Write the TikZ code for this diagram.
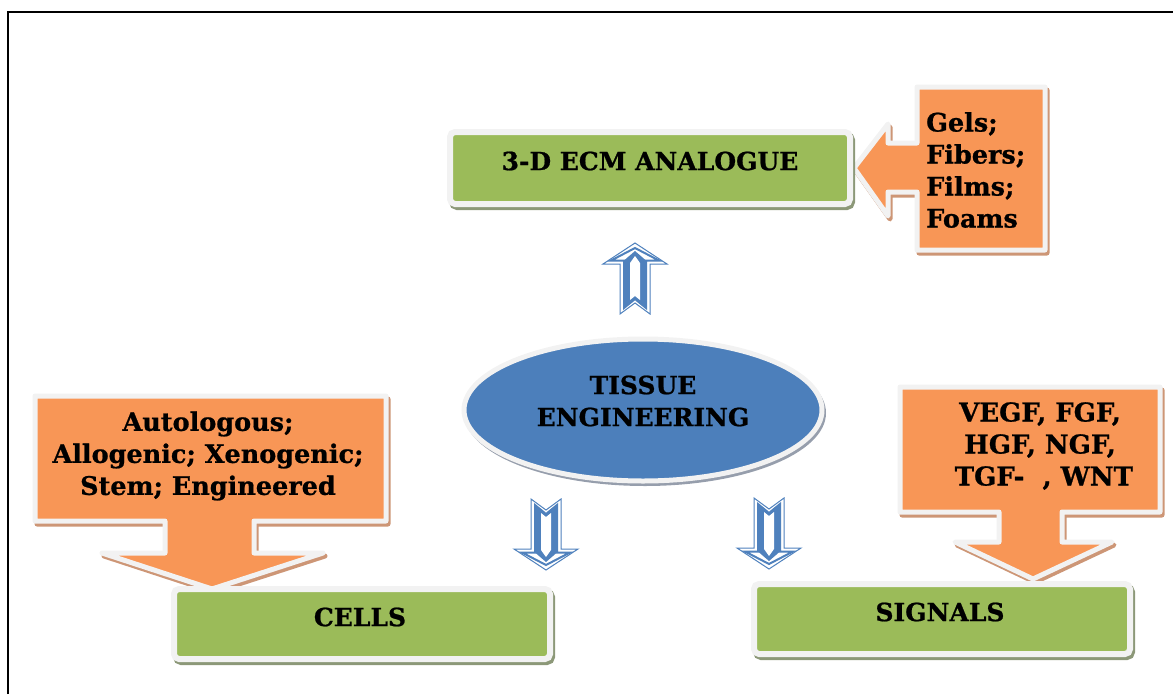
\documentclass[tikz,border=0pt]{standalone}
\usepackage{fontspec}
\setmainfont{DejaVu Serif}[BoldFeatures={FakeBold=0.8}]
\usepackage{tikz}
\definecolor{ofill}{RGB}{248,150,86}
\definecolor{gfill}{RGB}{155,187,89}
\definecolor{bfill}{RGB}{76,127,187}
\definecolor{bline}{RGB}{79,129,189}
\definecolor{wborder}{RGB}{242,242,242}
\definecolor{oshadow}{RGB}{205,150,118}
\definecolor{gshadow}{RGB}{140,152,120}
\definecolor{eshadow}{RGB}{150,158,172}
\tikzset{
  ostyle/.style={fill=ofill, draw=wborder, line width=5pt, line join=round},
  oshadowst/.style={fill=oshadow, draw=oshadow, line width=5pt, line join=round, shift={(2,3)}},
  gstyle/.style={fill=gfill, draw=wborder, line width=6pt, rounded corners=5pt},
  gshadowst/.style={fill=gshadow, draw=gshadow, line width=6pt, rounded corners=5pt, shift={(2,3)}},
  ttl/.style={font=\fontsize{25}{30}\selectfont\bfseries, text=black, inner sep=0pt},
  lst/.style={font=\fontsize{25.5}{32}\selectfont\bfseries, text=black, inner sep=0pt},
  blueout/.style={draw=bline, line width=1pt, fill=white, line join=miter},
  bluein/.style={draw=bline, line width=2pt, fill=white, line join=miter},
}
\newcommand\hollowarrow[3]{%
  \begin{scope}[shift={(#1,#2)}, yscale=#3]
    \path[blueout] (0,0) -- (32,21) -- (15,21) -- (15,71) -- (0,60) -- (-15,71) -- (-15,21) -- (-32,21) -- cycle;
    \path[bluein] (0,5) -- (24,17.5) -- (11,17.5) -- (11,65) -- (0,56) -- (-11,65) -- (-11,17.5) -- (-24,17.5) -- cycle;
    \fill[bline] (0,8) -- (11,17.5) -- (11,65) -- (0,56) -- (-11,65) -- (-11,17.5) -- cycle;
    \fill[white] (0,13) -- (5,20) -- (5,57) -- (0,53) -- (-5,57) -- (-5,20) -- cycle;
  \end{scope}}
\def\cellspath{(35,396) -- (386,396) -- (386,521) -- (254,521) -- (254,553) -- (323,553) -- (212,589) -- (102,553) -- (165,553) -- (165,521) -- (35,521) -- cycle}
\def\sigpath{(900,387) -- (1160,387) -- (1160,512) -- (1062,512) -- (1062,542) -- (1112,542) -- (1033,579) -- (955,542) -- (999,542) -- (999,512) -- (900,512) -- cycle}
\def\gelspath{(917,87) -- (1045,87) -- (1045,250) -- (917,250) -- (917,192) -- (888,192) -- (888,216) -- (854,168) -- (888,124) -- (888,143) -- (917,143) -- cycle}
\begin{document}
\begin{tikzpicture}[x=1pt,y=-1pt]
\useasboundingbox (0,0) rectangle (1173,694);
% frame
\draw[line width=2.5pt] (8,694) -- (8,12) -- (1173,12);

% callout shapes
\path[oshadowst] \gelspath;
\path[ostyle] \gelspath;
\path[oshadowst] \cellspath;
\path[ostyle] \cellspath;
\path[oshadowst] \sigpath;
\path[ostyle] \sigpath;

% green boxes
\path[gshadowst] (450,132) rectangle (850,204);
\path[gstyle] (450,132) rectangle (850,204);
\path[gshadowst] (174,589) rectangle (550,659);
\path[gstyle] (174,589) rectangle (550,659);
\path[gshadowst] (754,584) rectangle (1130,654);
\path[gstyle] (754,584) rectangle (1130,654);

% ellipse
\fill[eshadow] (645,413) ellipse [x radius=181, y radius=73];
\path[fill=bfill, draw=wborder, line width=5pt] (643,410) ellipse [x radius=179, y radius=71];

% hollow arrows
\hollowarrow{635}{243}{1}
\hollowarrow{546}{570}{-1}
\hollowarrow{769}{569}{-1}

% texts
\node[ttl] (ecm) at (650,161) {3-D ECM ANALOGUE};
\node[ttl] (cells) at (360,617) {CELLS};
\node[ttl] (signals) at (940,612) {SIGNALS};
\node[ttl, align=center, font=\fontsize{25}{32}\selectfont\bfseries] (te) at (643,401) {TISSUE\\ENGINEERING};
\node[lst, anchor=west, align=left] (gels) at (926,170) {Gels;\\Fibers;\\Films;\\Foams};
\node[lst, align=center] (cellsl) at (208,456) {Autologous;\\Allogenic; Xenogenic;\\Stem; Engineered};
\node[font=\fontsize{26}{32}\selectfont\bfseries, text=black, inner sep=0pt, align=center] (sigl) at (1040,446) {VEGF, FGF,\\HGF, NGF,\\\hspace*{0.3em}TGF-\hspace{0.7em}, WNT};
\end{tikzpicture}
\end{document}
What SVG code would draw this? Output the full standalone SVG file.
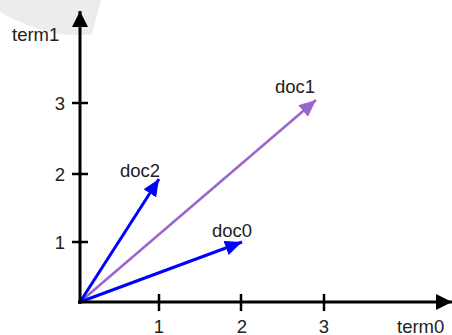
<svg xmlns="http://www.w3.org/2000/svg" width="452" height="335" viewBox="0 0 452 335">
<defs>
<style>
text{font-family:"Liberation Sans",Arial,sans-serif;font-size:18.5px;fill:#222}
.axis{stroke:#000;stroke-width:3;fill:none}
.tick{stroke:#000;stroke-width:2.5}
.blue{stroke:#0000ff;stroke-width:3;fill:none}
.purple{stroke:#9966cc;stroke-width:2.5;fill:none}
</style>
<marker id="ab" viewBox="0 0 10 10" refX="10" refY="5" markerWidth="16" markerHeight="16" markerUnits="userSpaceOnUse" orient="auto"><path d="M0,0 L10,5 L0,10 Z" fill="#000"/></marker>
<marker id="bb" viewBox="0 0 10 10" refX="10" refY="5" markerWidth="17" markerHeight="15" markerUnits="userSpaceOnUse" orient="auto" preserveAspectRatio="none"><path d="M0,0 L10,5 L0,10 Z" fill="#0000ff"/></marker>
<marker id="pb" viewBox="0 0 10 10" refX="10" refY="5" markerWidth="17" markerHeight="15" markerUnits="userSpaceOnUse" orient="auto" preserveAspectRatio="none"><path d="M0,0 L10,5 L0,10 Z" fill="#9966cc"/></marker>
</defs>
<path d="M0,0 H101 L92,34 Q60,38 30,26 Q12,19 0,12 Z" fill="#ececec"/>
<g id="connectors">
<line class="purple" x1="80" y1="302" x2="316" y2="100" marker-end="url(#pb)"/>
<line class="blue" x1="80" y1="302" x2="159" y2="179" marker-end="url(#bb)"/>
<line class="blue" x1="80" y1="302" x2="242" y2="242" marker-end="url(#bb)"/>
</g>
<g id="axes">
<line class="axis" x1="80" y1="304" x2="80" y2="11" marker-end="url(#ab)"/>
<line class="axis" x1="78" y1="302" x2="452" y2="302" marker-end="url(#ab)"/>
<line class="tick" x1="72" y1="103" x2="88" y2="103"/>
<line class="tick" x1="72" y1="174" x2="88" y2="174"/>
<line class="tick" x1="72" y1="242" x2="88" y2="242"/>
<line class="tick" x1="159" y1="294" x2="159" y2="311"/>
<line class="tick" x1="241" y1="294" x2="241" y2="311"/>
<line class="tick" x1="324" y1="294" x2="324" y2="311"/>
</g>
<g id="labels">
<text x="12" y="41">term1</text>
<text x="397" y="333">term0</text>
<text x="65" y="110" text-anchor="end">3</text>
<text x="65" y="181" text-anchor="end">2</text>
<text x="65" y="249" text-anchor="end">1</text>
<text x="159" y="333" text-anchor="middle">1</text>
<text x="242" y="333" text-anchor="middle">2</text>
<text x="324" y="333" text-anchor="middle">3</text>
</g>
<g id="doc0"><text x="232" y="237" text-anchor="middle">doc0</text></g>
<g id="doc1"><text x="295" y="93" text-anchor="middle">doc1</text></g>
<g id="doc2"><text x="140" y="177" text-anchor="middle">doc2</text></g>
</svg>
· · · · · · ·
→ **What the exercise asks**
Each entry must be retyped word for word, with every image omitted.

→ **Reply**
Write the TikZ code for this diagram.
\documentclass[tikz,border=0pt]{standalone}
\usepackage{fontspec}
\setmainfont{DejaVu Serif}[BoldFeatures={FakeBold=0.8}]
\usepackage{tikz}
\definecolor{ofill}{RGB}{248,150,86}
\definecolor{gfill}{RGB}{155,187,89}
\definecolor{bfill}{RGB}{76,127,187}
\definecolor{bline}{RGB}{79,129,189}
\definecolor{wborder}{RGB}{242,242,242}
\definecolor{oshadow}{RGB}{205,150,118}
\definecolor{gshadow}{RGB}{140,152,120}
\definecolor{eshadow}{RGB}{150,158,172}
\tikzset{
  ostyle/.style={fill=ofill, draw=wborder, line width=5pt, line join=round},
  oshadowst/.style={fill=oshadow, draw=oshadow, line width=5pt, line join=round, shift={(2,3)}},
  gstyle/.style={fill=gfill, draw=wborder, line width=6pt, rounded corners=5pt},
  gshadowst/.style={fill=gshadow, draw=gshadow, line width=6pt, rounded corners=5pt, shift={(2,3)}},
  ttl/.style={font=\fontsize{25}{30}\selectfont\bfseries, text=black, inner sep=0pt},
  lst/.style={font=\fontsize{25.5}{32}\selectfont\bfseries, text=black, inner sep=0pt},
  blueout/.style={draw=bline, line width=1pt, fill=white, line join=miter},
  bluein/.style={draw=bline, line width=2pt, fill=white, line join=miter},
}
\newcommand\hollowarrow[3]{%
  \begin{scope}[shift={(#1,#2)}, yscale=#3]
    \path[blueout] (0,0) -- (32,21) -- (15,21) -- (15,71) -- (0,60) -- (-15,71) -- (-15,21) -- (-32,21) -- cycle;
    \path[bluein] (0,5) -- (24,17.5) -- (11,17.5) -- (11,65) -- (0,56) -- (-11,65) -- (-11,17.5) -- (-24,17.5) -- cycle;
    \fill[bline] (0,8) -- (11,17.5) -- (11,65) -- (0,56) -- (-11,65) -- (-11,17.5) -- cycle;
    \fill[white] (0,13) -- (5,20) -- (5,57) -- (0,53) -- (-5,57) -- (-5,20) -- cycle;
  \end{scope}}
\def\cellspath{(35,396) -- (386,396) -- (386,521) -- (254,521) -- (254,553) -- (323,553) -- (212,589) -- (102,553) -- (165,553) -- (165,521) -- (35,521) -- cycle}
\def\sigpath{(900,387) -- (1160,387) -- (1160,512) -- (1062,512) -- (1062,542) -- (1112,542) -- (1033,579) -- (955,542) -- (999,542) -- (999,512) -- (900,512) -- cycle}
\def\gelspath{(917,87) -- (1045,87) -- (1045,250) -- (917,250) -- (917,192) -- (888,192) -- (888,216) -- (854,168) -- (888,124) -- (888,143) -- (917,143) -- cycle}
\begin{document}
\begin{tikzpicture}[x=1pt,y=-1pt]
\useasboundingbox (0,0) rectangle (1173,694);
% frame
\draw[line width=2.5pt] (8,694) -- (8,12) -- (1173,12);

% callout shapes
\path[oshadowst] \gelspath;
\path[ostyle] \gelspath;
\path[oshadowst] \cellspath;
\path[ostyle] \cellspath;
\path[oshadowst] \sigpath;
\path[ostyle] \sigpath;

% green boxes
\path[gshadowst] (450,132) rectangle (850,204);
\path[gstyle] (450,132) rectangle (850,204);
\path[gshadowst] (174,589) rectangle (550,659);
\path[gstyle] (174,589) rectangle (550,659);
\path[gshadowst] (754,584) rectangle (1130,654);
\path[gstyle] (754,584) rectangle (1130,654);

% ellipse
\fill[eshadow] (645,413) ellipse [x radius=181, y radius=73];
\path[fill=bfill, draw=wborder, line width=5pt] (643,410) ellipse [x radius=179, y radius=71];

% hollow arrows
\hollowarrow{635}{243}{1}
\hollowarrow{546}{570}{-1}
\hollowarrow{769}{569}{-1}

% texts
\node[ttl] (ecm) at (650,161) {3-D ECM ANALOGUE};
\node[ttl] (cells) at (360,617) {CELLS};
\node[ttl] (signals) at (940,612) {SIGNALS};
\node[ttl, align=center, font=\fontsize{25}{32}\selectfont\bfseries] (te) at (643,401) {TISSUE\\ENGINEERING};
\node[lst, anchor=west, align=left] (gels) at (926,170) {Gels;\\Fibers;\\Films;\\Foams};
\node[lst, align=center] (cellsl) at (208,456) {Autologous;\\Allogenic; Xenogenic;\\Stem; Engineered};
\node[font=\fontsize{26}{32}\selectfont\bfseries, text=black, inner sep=0pt, align=center] (sigl) at (1040,446) {VEGF, FGF,\\HGF, NGF,\\\hspace*{0.3em}TGF-\hspace{0.7em}, WNT};
\end{tikzpicture}
\end{document}
What SVG code would draw this? Output the full standalone SVG file.
<svg xmlns="http://www.w3.org/2000/svg" width="452" height="335" viewBox="0 0 452 335">
<defs>
<style>
text{font-family:"Liberation Sans",Arial,sans-serif;font-size:18.5px;fill:#222}
.axis{stroke:#000;stroke-width:3;fill:none}
.tick{stroke:#000;stroke-width:2.5}
.blue{stroke:#0000ff;stroke-width:3;fill:none}
.purple{stroke:#9966cc;stroke-width:2.5;fill:none}
</style>
<marker id="ab" viewBox="0 0 10 10" refX="10" refY="5" markerWidth="16" markerHeight="16" markerUnits="userSpaceOnUse" orient="auto"><path d="M0,0 L10,5 L0,10 Z" fill="#000"/></marker>
<marker id="bb" viewBox="0 0 10 10" refX="10" refY="5" markerWidth="17" markerHeight="15" markerUnits="userSpaceOnUse" orient="auto" preserveAspectRatio="none"><path d="M0,0 L10,5 L0,10 Z" fill="#0000ff"/></marker>
<marker id="pb" viewBox="0 0 10 10" refX="10" refY="5" markerWidth="17" markerHeight="15" markerUnits="userSpaceOnUse" orient="auto" preserveAspectRatio="none"><path d="M0,0 L10,5 L0,10 Z" fill="#9966cc"/></marker>
</defs>
<path d="M0,0 H101 L92,34 Q60,38 30,26 Q12,19 0,12 Z" fill="#ececec"/>
<g id="connectors">
<line class="purple" x1="80" y1="302" x2="316" y2="100" marker-end="url(#pb)"/>
<line class="blue" x1="80" y1="302" x2="159" y2="179" marker-end="url(#bb)"/>
<line class="blue" x1="80" y1="302" x2="242" y2="242" marker-end="url(#bb)"/>
</g>
<g id="axes">
<line class="axis" x1="80" y1="304" x2="80" y2="11" marker-end="url(#ab)"/>
<line class="axis" x1="78" y1="302" x2="452" y2="302" marker-end="url(#ab)"/>
<line class="tick" x1="72" y1="103" x2="88" y2="103"/>
<line class="tick" x1="72" y1="174" x2="88" y2="174"/>
<line class="tick" x1="72" y1="242" x2="88" y2="242"/>
<line class="tick" x1="159" y1="294" x2="159" y2="311"/>
<line class="tick" x1="241" y1="294" x2="241" y2="311"/>
<line class="tick" x1="324" y1="294" x2="324" y2="311"/>
</g>
<g id="labels">
<text x="12" y="41">term1</text>
<text x="397" y="333">term0</text>
<text x="65" y="110" text-anchor="end">3</text>
<text x="65" y="181" text-anchor="end">2</text>
<text x="65" y="249" text-anchor="end">1</text>
<text x="159" y="333" text-anchor="middle">1</text>
<text x="242" y="333" text-anchor="middle">2</text>
<text x="324" y="333" text-anchor="middle">3</text>
</g>
<g id="doc0"><text x="232" y="237" text-anchor="middle">doc0</text></g>
<g id="doc1"><text x="295" y="93" text-anchor="middle">doc1</text></g>
<g id="doc2"><text x="140" y="177" text-anchor="middle">doc2</text></g>
</svg>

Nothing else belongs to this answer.